Starting at the line that contains "Clone this chart in seaborn and matplotlib." and stopping after the line that contains "xlabel_fa = 'غلظت (میکروگرم بر متر مکعب)'", copy the lines exactly. Pictures are left out.

Supplied records ▸
--- --- ---
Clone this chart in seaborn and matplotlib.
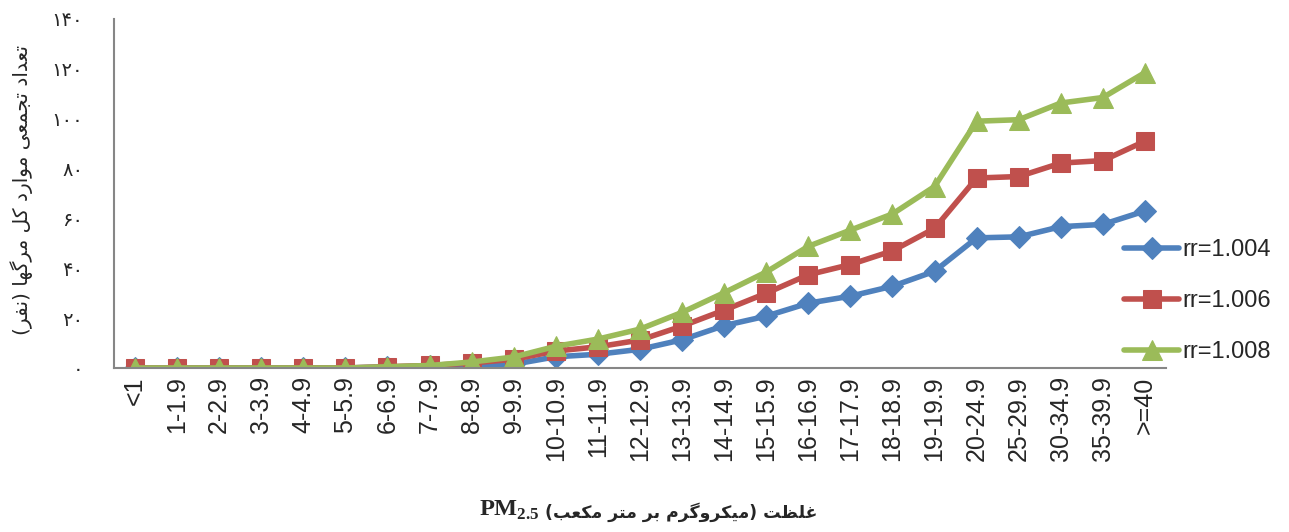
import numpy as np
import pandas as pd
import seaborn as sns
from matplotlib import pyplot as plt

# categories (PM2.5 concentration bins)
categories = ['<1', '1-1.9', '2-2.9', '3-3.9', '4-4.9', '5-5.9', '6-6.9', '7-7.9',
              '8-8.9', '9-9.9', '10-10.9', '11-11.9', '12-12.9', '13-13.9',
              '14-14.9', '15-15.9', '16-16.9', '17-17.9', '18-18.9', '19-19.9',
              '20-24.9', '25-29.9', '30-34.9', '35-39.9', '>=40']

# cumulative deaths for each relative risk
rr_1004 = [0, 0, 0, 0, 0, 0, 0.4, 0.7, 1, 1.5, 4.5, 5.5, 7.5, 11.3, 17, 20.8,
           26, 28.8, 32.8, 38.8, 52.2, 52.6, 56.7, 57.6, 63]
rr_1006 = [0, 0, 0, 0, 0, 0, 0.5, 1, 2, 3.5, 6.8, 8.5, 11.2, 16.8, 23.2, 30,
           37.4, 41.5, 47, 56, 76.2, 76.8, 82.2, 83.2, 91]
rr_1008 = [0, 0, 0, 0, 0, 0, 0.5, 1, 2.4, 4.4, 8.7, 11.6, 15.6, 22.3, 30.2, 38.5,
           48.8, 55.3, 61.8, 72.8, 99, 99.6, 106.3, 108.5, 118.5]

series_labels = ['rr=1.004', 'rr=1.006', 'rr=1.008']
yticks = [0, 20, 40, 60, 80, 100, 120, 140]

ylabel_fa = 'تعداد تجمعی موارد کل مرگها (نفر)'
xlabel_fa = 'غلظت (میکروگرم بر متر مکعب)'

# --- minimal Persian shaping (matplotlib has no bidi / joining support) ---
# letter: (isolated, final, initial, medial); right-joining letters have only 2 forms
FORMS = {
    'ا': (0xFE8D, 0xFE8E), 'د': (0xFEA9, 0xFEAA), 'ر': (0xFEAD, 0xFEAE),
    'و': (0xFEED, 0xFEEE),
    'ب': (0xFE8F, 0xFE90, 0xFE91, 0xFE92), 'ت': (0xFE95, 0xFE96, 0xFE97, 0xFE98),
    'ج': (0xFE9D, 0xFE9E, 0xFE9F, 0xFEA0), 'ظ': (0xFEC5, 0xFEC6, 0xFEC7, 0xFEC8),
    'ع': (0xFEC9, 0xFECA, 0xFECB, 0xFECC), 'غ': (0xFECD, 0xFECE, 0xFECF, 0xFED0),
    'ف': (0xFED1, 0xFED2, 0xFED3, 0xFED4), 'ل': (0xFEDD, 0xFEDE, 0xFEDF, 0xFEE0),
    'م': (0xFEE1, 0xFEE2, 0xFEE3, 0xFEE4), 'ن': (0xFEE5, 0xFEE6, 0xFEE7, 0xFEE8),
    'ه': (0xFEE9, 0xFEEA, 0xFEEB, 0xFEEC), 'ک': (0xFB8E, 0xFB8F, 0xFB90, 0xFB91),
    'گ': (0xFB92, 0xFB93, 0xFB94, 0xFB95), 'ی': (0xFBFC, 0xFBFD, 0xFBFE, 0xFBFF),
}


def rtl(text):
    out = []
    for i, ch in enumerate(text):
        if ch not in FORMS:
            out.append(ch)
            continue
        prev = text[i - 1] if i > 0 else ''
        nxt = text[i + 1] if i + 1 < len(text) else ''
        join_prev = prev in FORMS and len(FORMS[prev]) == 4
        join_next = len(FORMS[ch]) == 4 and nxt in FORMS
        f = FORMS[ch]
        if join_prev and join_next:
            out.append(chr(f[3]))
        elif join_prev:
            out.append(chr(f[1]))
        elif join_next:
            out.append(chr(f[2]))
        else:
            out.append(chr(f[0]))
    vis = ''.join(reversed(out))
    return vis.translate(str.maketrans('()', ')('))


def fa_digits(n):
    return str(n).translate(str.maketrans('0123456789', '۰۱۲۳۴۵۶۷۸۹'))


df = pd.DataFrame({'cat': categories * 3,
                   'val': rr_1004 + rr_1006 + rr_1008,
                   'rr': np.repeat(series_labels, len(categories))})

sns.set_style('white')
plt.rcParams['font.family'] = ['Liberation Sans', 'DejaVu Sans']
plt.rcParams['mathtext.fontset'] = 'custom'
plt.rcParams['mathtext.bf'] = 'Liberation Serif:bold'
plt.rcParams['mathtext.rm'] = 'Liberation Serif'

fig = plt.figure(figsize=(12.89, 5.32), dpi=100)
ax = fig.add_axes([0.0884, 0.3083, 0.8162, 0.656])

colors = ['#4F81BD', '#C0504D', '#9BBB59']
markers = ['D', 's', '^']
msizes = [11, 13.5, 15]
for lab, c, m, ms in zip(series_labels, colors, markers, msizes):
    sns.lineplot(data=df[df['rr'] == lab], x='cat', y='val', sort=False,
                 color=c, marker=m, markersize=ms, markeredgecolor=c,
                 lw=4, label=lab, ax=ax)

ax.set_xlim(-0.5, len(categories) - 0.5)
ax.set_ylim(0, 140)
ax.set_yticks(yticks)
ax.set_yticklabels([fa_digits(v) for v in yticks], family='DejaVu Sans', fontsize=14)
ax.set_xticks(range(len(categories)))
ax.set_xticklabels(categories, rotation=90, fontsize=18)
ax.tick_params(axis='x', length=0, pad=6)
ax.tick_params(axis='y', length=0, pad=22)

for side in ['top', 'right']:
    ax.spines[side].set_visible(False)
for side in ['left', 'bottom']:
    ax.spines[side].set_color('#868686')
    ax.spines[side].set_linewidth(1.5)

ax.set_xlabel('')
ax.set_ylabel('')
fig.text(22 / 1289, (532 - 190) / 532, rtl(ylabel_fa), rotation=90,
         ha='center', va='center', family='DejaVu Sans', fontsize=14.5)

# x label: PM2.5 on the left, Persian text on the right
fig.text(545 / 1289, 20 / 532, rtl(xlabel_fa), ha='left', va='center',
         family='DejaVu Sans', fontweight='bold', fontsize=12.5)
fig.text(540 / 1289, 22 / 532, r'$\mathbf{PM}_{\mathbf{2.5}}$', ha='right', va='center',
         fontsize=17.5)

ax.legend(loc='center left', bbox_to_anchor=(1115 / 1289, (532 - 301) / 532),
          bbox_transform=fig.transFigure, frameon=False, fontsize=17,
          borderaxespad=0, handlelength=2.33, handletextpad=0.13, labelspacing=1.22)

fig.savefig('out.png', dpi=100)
--- --- ---
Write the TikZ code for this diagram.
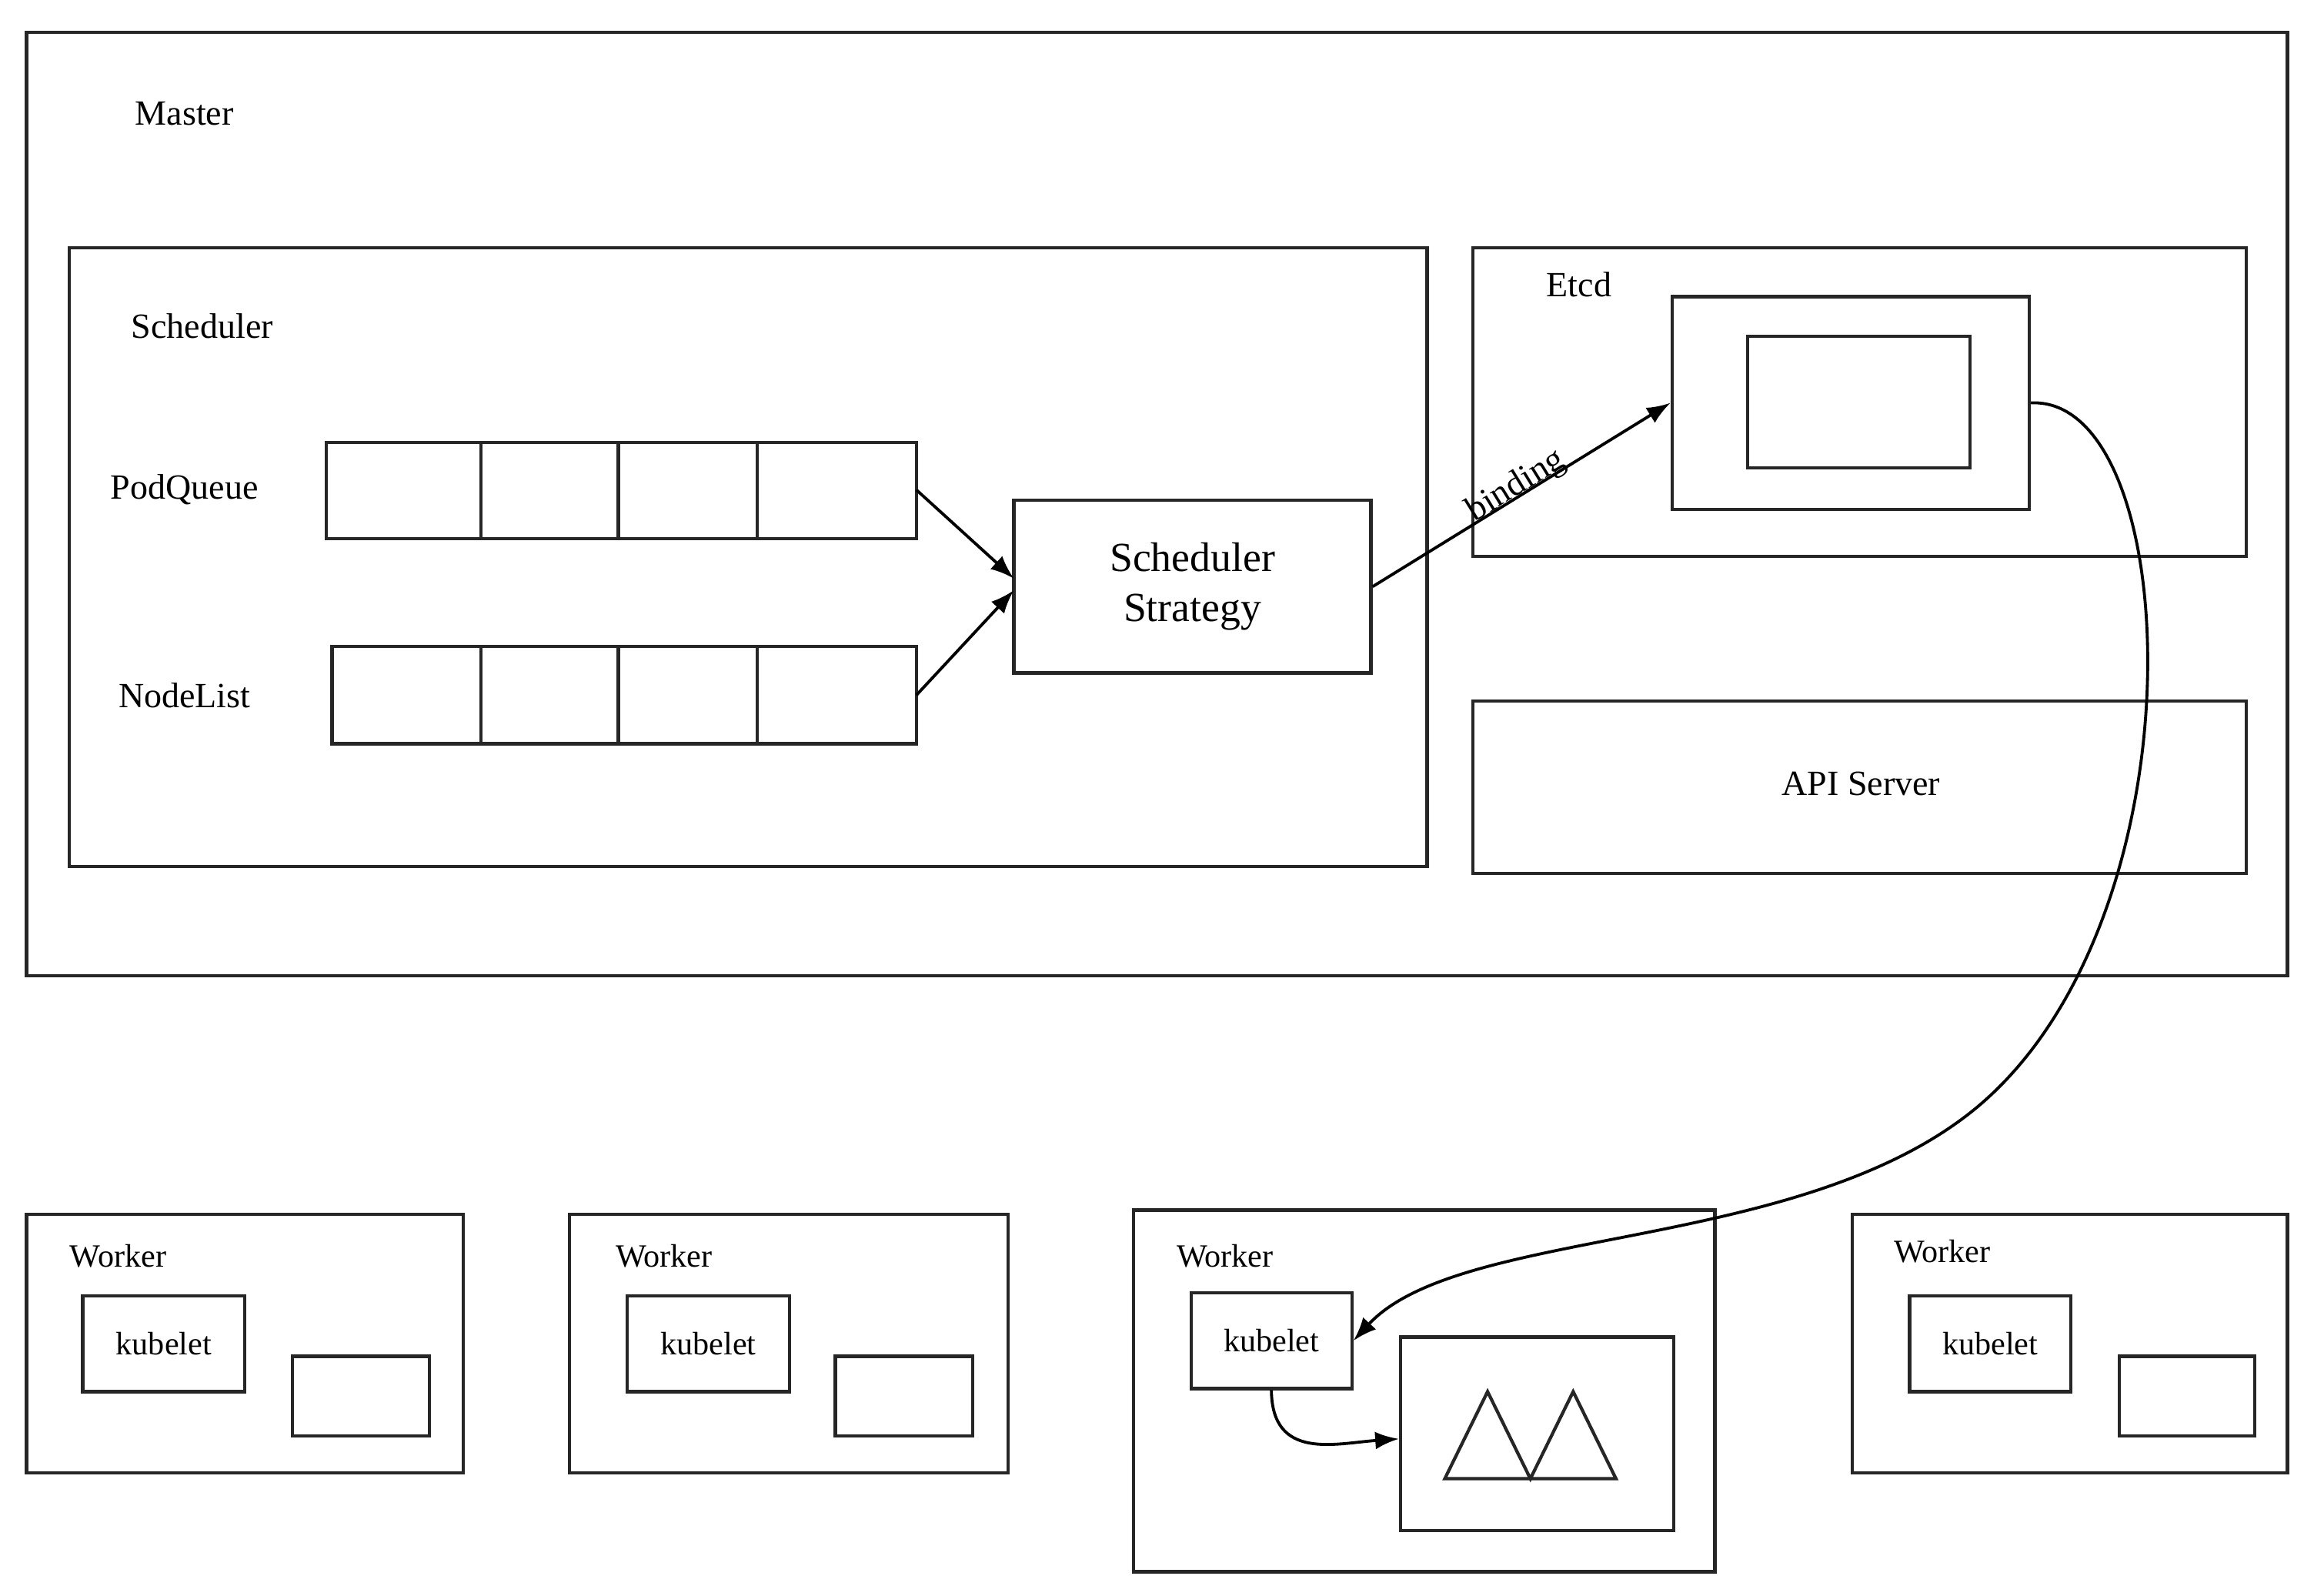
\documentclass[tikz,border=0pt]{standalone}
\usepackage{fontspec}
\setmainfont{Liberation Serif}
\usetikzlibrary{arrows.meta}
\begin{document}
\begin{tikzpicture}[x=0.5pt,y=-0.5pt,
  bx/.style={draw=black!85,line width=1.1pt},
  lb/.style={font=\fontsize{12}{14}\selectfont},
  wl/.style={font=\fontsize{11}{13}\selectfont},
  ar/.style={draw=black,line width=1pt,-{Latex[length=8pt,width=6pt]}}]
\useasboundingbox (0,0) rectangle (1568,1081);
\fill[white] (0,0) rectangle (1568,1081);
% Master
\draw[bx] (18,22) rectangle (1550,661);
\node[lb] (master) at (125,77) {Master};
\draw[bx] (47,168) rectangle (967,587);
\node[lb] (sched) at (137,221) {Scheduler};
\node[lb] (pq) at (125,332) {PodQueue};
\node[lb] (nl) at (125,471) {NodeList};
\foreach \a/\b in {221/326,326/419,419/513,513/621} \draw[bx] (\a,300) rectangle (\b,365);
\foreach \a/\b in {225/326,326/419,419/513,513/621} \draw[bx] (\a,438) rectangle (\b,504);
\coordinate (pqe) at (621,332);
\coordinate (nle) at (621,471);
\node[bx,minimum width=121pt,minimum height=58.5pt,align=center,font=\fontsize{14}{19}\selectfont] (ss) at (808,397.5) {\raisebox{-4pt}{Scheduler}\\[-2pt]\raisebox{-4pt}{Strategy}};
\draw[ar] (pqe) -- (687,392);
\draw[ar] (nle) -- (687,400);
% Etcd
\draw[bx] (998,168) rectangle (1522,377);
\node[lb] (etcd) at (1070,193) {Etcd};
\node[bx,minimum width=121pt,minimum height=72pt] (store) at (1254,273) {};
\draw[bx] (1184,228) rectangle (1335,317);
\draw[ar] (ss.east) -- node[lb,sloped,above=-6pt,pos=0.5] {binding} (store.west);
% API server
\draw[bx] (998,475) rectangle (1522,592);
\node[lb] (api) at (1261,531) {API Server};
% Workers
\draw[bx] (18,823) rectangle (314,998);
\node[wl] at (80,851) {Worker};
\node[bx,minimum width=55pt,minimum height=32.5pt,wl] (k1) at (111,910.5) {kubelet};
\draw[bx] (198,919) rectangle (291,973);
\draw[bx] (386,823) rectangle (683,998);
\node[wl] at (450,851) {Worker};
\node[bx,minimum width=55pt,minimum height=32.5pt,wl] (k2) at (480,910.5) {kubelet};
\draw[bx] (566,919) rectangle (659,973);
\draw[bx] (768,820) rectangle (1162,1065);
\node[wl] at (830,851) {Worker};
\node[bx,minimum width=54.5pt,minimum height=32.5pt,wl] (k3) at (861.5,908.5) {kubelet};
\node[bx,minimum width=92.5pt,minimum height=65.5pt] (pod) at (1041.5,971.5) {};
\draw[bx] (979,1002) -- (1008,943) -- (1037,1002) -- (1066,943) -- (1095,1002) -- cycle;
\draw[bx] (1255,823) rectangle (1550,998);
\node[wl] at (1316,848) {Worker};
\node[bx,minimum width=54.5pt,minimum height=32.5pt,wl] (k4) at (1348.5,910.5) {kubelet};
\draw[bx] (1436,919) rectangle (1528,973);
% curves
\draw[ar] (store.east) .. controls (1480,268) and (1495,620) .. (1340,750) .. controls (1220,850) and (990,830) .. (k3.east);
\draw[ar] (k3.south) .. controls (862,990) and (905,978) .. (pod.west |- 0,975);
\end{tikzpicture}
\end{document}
--- --- ---
The result ▸
Clone this chart in seaborn and matplotlib.
import numpy as np
import pandas as pd
import seaborn as sns
from matplotlib import pyplot as plt

# categories (PM2.5 concentration bins)
categories = ['<1', '1-1.9', '2-2.9', '3-3.9', '4-4.9', '5-5.9', '6-6.9', '7-7.9',
              '8-8.9', '9-9.9', '10-10.9', '11-11.9', '12-12.9', '13-13.9',
              '14-14.9', '15-15.9', '16-16.9', '17-17.9', '18-18.9', '19-19.9',
              '20-24.9', '25-29.9', '30-34.9', '35-39.9', '>=40']

# cumulative deaths for each relative risk
rr_1004 = [0, 0, 0, 0, 0, 0, 0.4, 0.7, 1, 1.5, 4.5, 5.5, 7.5, 11.3, 17, 20.8,
           26, 28.8, 32.8, 38.8, 52.2, 52.6, 56.7, 57.6, 63]
rr_1006 = [0, 0, 0, 0, 0, 0, 0.5, 1, 2, 3.5, 6.8, 8.5, 11.2, 16.8, 23.2, 30,
           37.4, 41.5, 47, 56, 76.2, 76.8, 82.2, 83.2, 91]
rr_1008 = [0, 0, 0, 0, 0, 0, 0.5, 1, 2.4, 4.4, 8.7, 11.6, 15.6, 22.3, 30.2, 38.5,
           48.8, 55.3, 61.8, 72.8, 99, 99.6, 106.3, 108.5, 118.5]

series_labels = ['rr=1.004', 'rr=1.006', 'rr=1.008']
yticks = [0, 20, 40, 60, 80, 100, 120, 140]

ylabel_fa = 'تعداد تجمعی موارد کل مرگها (نفر)'
xlabel_fa = 'غلظت (میکروگرم بر متر مکعب)'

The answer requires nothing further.